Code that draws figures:
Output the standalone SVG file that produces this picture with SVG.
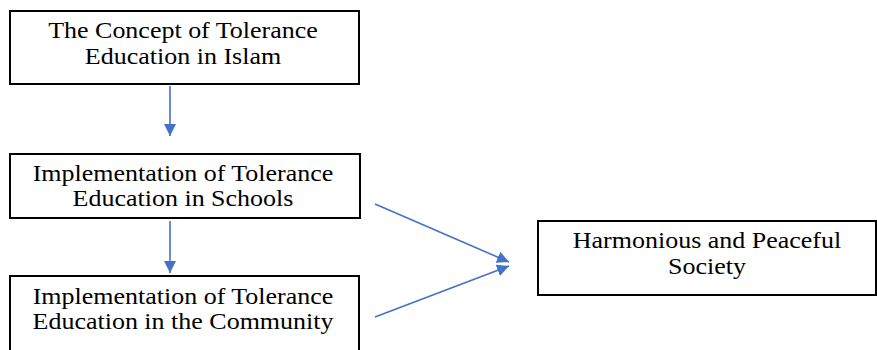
<svg xmlns="http://www.w3.org/2000/svg" width="877" height="350" viewBox="0 0 877 350">
<style>
.box{fill:#fff;stroke:#000;stroke-width:2}
.t{font-family:"Liberation Serif","Times New Roman",serif;font-size:23px;fill:#000;text-anchor:middle}
.c{stroke:#4472C4;stroke-width:1.6;fill:none;marker-end:url(#ah)}
</style>
<defs>
<marker id="ah" viewBox="0 0 10 10" refX="10" refY="5" markerWidth="7.5" markerHeight="7.5" markerUnits="strokeWidth" orient="auto">
<path d="M0,0 L10,5 L0,10 Z" fill="#4472C4"/>
</marker>
</defs>
<rect width="877" height="350" fill="#fff"/>
<g id="n1">
<rect class="box" x="10" y="11" width="349" height="73"/>
<text class="t" transform="translate(183,38) scale(1.13,1)">The Concept of Tolerance</text>
<text class="t" transform="translate(183,64) scale(1.13,1)">Education in Islam</text>
</g>
<g id="n2">
<rect class="box" x="10" y="154" width="350" height="64"/>
<text class="t" transform="translate(183,181) scale(1.13,1)">Implementation of Tolerance</text>
<text class="t" transform="translate(183,206) scale(1.13,1)">Education in Schools</text>
</g>
<g id="n3">
<rect class="box" x="10" y="276" width="349" height="80"/>
<text class="t" transform="translate(183,304) scale(1.13,1)">Implementation of Tolerance</text>
<text class="t" transform="translate(183,329) scale(1.13,1)">Education in the Community</text>
</g>
<g id="n4">
<rect class="box" x="538" y="221" width="338" height="74"/>
<text class="t" transform="translate(707,248) scale(1.13,1)">Harmonious and Peaceful</text>
<text class="t" transform="translate(707,274) scale(1.13,1)">Society</text>
</g>
<g id="connectors">
<line class="c" x1="170" y1="86" x2="170" y2="136"/>
<line class="c" x1="170" y1="221" x2="170" y2="273"/>
<line class="c" x1="375" y1="204" x2="509" y2="262"/>
<line class="c" x1="375" y1="317" x2="509" y2="266"/>
</g>
</svg>
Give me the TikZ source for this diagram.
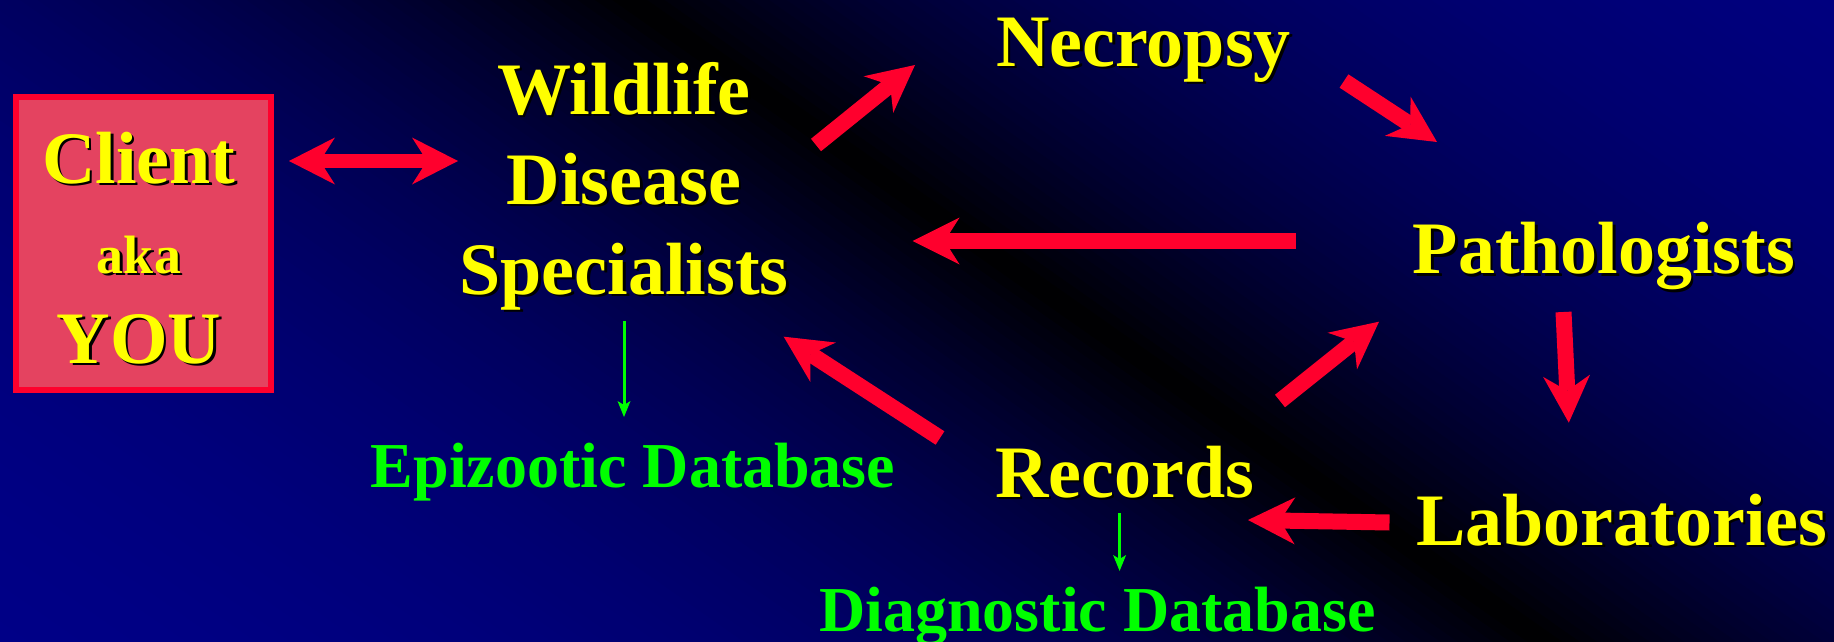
\documentclass[tikz,border=0pt]{standalone}
\usepackage{fontspec}
\setmainfont{Liberation Serif}
\usetikzlibrary{arrows.meta}
\definecolor{arrred}{RGB}{255,0,45}
\definecolor{boxfill}{RGB}{228,67,96}
\definecolor{txtyellow}{RGB}{255,255,0}
\definecolor{grn}{RGB}{0,255,0}
\definecolor{bgbase}{RGB}{0,0,100}
\newcommand{\shd}[1]{\leavevmode\rlap{\kern2.5pt\raisebox{-2.5pt}{\color{black}#1}}#1}
\tikzset{
  lbl/.style={font=\fontsize{74}{90}\selectfont\bfseries, text=txtyellow, inner sep=0pt, align=center},
  dblbl/.style={font=\fontsize{64}{76}\selectfont\bfseries, text=grn, inner sep=0pt},
  bigarrow/.style={draw=arrred, line width=16pt, -{Stealth[length=47pt,width=47pt,inset=15pt,line width=0pt]}},
  dblarrow/.style={draw=arrred, line width=14pt, {Stealth[length=46pt,width=47pt,inset=15pt,line width=0pt]}-{Stealth[length=46pt,width=47pt,inset=15pt,line width=0pt]}},
  grnarrow/.style={draw=grn, line width=3pt, -{Stealth[length=16pt,width=13pt,inset=4pt,line width=0pt]}},
}
\begin{document}
\begin{tikzpicture}[x=1pt,y=-1pt]
\useasboundingbox (0,0) rectangle (1834,642);
% background gradient
\begin{scope}
\clip (0,0) rectangle (1834,642);
\fill[bgbase] (0,0) rectangle (1834,642);
\foreach \k in {-75,...,94} {
  \pgfmathsetmacro\da{\k*10}
  \pgfmathsetmacro\db{\k*10+10.8}
  \pgfmathtruncatemacro\bl{round(145*(1-exp(-abs(\k*10+5)/330)))}
  \definecolor{bgs}{RGB}{0,0,\bl}
  \fill[bgs] ({1200-0.575*\da-1640},{400+0.818*\da-1150})
    -- ({1200-0.575*\da+1640},{400+0.818*\da+1150})
    -- ({1200-0.575*\db+1640},{400+0.818*\db+1150})
    -- ({1200-0.575*\db-1640},{400+0.818*\db-1150}) -- cycle;
}
\end{scope}
% client box
\node[draw=arrred, fill=boxfill, line width=6pt, minimum width=255pt, minimum height=293pt, inner sep=0pt] (client) at (143.5,243.5) {};
\node[lbl, anchor=base] (clienttext) at (139,363) {\shd{Client}\\{\fontsize{54}{90}\selectfont\shd{aka}}\\\shd{YOU}};
% labels
\node[lbl, anchor=base] (wds) at (624,294) {\shd{Wildlife}\\\shd{Disease}\\\shd{Specialists}};
\node[lbl, anchor=base] (necropsy) at (1143.5,66.5) {\shd{Necropsy}};
\node[lbl, anchor=base] (path) at (1604,273.5) {\shd{Pathologists}};
\node[lbl, anchor=base] (labs) at (1622,545) {\shd{Laboratories}};
\node[lbl, anchor=base] (records) at (1124.5,497) {\shd{Records}};
\node[dblbl, anchor=base] (epi) at (633,487) {Epizootic Database};
\node[dblbl, anchor=base] (diag) at (1097.5,631) {Diagnostic Database};
% arrow end points
\coordinate (c2w-a) at (289,161);
\coordinate (c2w-b) at (458,161);
\coordinate (w2n-a) at (816,145);
\coordinate (w2n-b) at (915,65);
\coordinate (n2p-a) at (1344,81);
\coordinate (n2p-b) at (1437,142);
\coordinate (p2w-a) at (1295.5,241);
\coordinate (p2w-b) at (912.6,241);
\coordinate (r2w-a) at (940,438);
\coordinate (r2w-b) at (783.7,336.7);
\coordinate (r2p-a) at (1280,401);
\coordinate (r2p-b) at (1379,321.7);
\coordinate (p2l-a) at (1563.5,312);
\coordinate (p2l-b) at (1568.8,422.7);
\coordinate (l2r-a) at (1389.5,522.5);
\coordinate (l2r-b) at (1248,520);
\coordinate (w2e-a) at (624,321);
\coordinate (w2e-b) at (624,417);
\coordinate (r2d-a) at (1119.6,513);
\coordinate (r2d-b) at (1119.6,571);
% arrows
\draw[dblarrow] (c2w-a) -- (c2w-b);
\draw[bigarrow] (w2n-a) -- (w2n-b);
\draw[bigarrow] (n2p-a) -- (n2p-b);
\draw[bigarrow] (p2w-a) -- (p2w-b);
\draw[bigarrow] (r2w-a) -- (r2w-b);
\draw[bigarrow] (r2p-a) -- (r2p-b);
\draw[bigarrow] (p2l-a) -- (p2l-b);
\draw[bigarrow] (l2r-a) -- (l2r-b);
\draw[grnarrow] (w2e-a) -- (w2e-b);
\draw[grnarrow] (r2d-a) -- (r2d-b);
\end{tikzpicture}
\end{document}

> _WORK TO BE COMPLETED_
Leave the images out and output the remaining material exactly as it stands.

> _CORRECT ANSWER_
Output the standalone SVG file that produces this picture with SVG.
<svg xmlns="http://www.w3.org/2000/svg" width="877" height="350" viewBox="0 0 877 350">
<style>
.box{fill:#fff;stroke:#000;stroke-width:2}
.t{font-family:"Liberation Serif","Times New Roman",serif;font-size:23px;fill:#000;text-anchor:middle}
.c{stroke:#4472C4;stroke-width:1.6;fill:none;marker-end:url(#ah)}
</style>
<defs>
<marker id="ah" viewBox="0 0 10 10" refX="10" refY="5" markerWidth="7.5" markerHeight="7.5" markerUnits="strokeWidth" orient="auto">
<path d="M0,0 L10,5 L0,10 Z" fill="#4472C4"/>
</marker>
</defs>
<rect width="877" height="350" fill="#fff"/>
<g id="n1">
<rect class="box" x="10" y="11" width="349" height="73"/>
<text class="t" transform="translate(183,38) scale(1.13,1)">The Concept of Tolerance</text>
<text class="t" transform="translate(183,64) scale(1.13,1)">Education in Islam</text>
</g>
<g id="n2">
<rect class="box" x="10" y="154" width="350" height="64"/>
<text class="t" transform="translate(183,181) scale(1.13,1)">Implementation of Tolerance</text>
<text class="t" transform="translate(183,206) scale(1.13,1)">Education in Schools</text>
</g>
<g id="n3">
<rect class="box" x="10" y="276" width="349" height="80"/>
<text class="t" transform="translate(183,304) scale(1.13,1)">Implementation of Tolerance</text>
<text class="t" transform="translate(183,329) scale(1.13,1)">Education in the Community</text>
</g>
<g id="n4">
<rect class="box" x="538" y="221" width="338" height="74"/>
<text class="t" transform="translate(707,248) scale(1.13,1)">Harmonious and Peaceful</text>
<text class="t" transform="translate(707,274) scale(1.13,1)">Society</text>
</g>
<g id="connectors">
<line class="c" x1="170" y1="86" x2="170" y2="136"/>
<line class="c" x1="170" y1="221" x2="170" y2="273"/>
<line class="c" x1="375" y1="204" x2="509" y2="262"/>
<line class="c" x1="375" y1="317" x2="509" y2="266"/>
</g>
</svg>
Give me the TikZ source for this diagram.
\documentclass[tikz,border=0pt]{standalone}
\usepackage{fontspec}
\setmainfont{Liberation Serif}
\usetikzlibrary{arrows.meta}
\definecolor{arrred}{RGB}{255,0,45}
\definecolor{boxfill}{RGB}{228,67,96}
\definecolor{txtyellow}{RGB}{255,255,0}
\definecolor{grn}{RGB}{0,255,0}
\definecolor{bgbase}{RGB}{0,0,100}
\newcommand{\shd}[1]{\leavevmode\rlap{\kern2.5pt\raisebox{-2.5pt}{\color{black}#1}}#1}
\tikzset{
  lbl/.style={font=\fontsize{74}{90}\selectfont\bfseries, text=txtyellow, inner sep=0pt, align=center},
  dblbl/.style={font=\fontsize{64}{76}\selectfont\bfseries, text=grn, inner sep=0pt},
  bigarrow/.style={draw=arrred, line width=16pt, -{Stealth[length=47pt,width=47pt,inset=15pt,line width=0pt]}},
  dblarrow/.style={draw=arrred, line width=14pt, {Stealth[length=46pt,width=47pt,inset=15pt,line width=0pt]}-{Stealth[length=46pt,width=47pt,inset=15pt,line width=0pt]}},
  grnarrow/.style={draw=grn, line width=3pt, -{Stealth[length=16pt,width=13pt,inset=4pt,line width=0pt]}},
}
\begin{document}
\begin{tikzpicture}[x=1pt,y=-1pt]
\useasboundingbox (0,0) rectangle (1834,642);
% background gradient
\begin{scope}
\clip (0,0) rectangle (1834,642);
\fill[bgbase] (0,0) rectangle (1834,642);
\foreach \k in {-75,...,94} {
  \pgfmathsetmacro\da{\k*10}
  \pgfmathsetmacro\db{\k*10+10.8}
  \pgfmathtruncatemacro\bl{round(145*(1-exp(-abs(\k*10+5)/330)))}
  \definecolor{bgs}{RGB}{0,0,\bl}
  \fill[bgs] ({1200-0.575*\da-1640},{400+0.818*\da-1150})
    -- ({1200-0.575*\da+1640},{400+0.818*\da+1150})
    -- ({1200-0.575*\db+1640},{400+0.818*\db+1150})
    -- ({1200-0.575*\db-1640},{400+0.818*\db-1150}) -- cycle;
}
\end{scope}
% client box
\node[draw=arrred, fill=boxfill, line width=6pt, minimum width=255pt, minimum height=293pt, inner sep=0pt] (client) at (143.5,243.5) {};
\node[lbl, anchor=base] (clienttext) at (139,363) {\shd{Client}\\{\fontsize{54}{90}\selectfont\shd{aka}}\\\shd{YOU}};
% labels
\node[lbl, anchor=base] (wds) at (624,294) {\shd{Wildlife}\\\shd{Disease}\\\shd{Specialists}};
\node[lbl, anchor=base] (necropsy) at (1143.5,66.5) {\shd{Necropsy}};
\node[lbl, anchor=base] (path) at (1604,273.5) {\shd{Pathologists}};
\node[lbl, anchor=base] (labs) at (1622,545) {\shd{Laboratories}};
\node[lbl, anchor=base] (records) at (1124.5,497) {\shd{Records}};
\node[dblbl, anchor=base] (epi) at (633,487) {Epizootic Database};
\node[dblbl, anchor=base] (diag) at (1097.5,631) {Diagnostic Database};
% arrow end points
\coordinate (c2w-a) at (289,161);
\coordinate (c2w-b) at (458,161);
\coordinate (w2n-a) at (816,145);
\coordinate (w2n-b) at (915,65);
\coordinate (n2p-a) at (1344,81);
\coordinate (n2p-b) at (1437,142);
\coordinate (p2w-a) at (1295.5,241);
\coordinate (p2w-b) at (912.6,241);
\coordinate (r2w-a) at (940,438);
\coordinate (r2w-b) at (783.7,336.7);
\coordinate (r2p-a) at (1280,401);
\coordinate (r2p-b) at (1379,321.7);
\coordinate (p2l-a) at (1563.5,312);
\coordinate (p2l-b) at (1568.8,422.7);
\coordinate (l2r-a) at (1389.5,522.5);
\coordinate (l2r-b) at (1248,520);
\coordinate (w2e-a) at (624,321);
\coordinate (w2e-b) at (624,417);
\coordinate (r2d-a) at (1119.6,513);
\coordinate (r2d-b) at (1119.6,571);
% arrows
\draw[dblarrow] (c2w-a) -- (c2w-b);
\draw[bigarrow] (w2n-a) -- (w2n-b);
\draw[bigarrow] (n2p-a) -- (n2p-b);
\draw[bigarrow] (p2w-a) -- (p2w-b);
\draw[bigarrow] (r2w-a) -- (r2w-b);
\draw[bigarrow] (r2p-a) -- (r2p-b);
\draw[bigarrow] (p2l-a) -- (p2l-b);
\draw[bigarrow] (l2r-a) -- (l2r-b);
\draw[grnarrow] (w2e-a) -- (w2e-b);
\draw[grnarrow] (r2d-a) -- (r2d-b);
\end{tikzpicture}
\end{document}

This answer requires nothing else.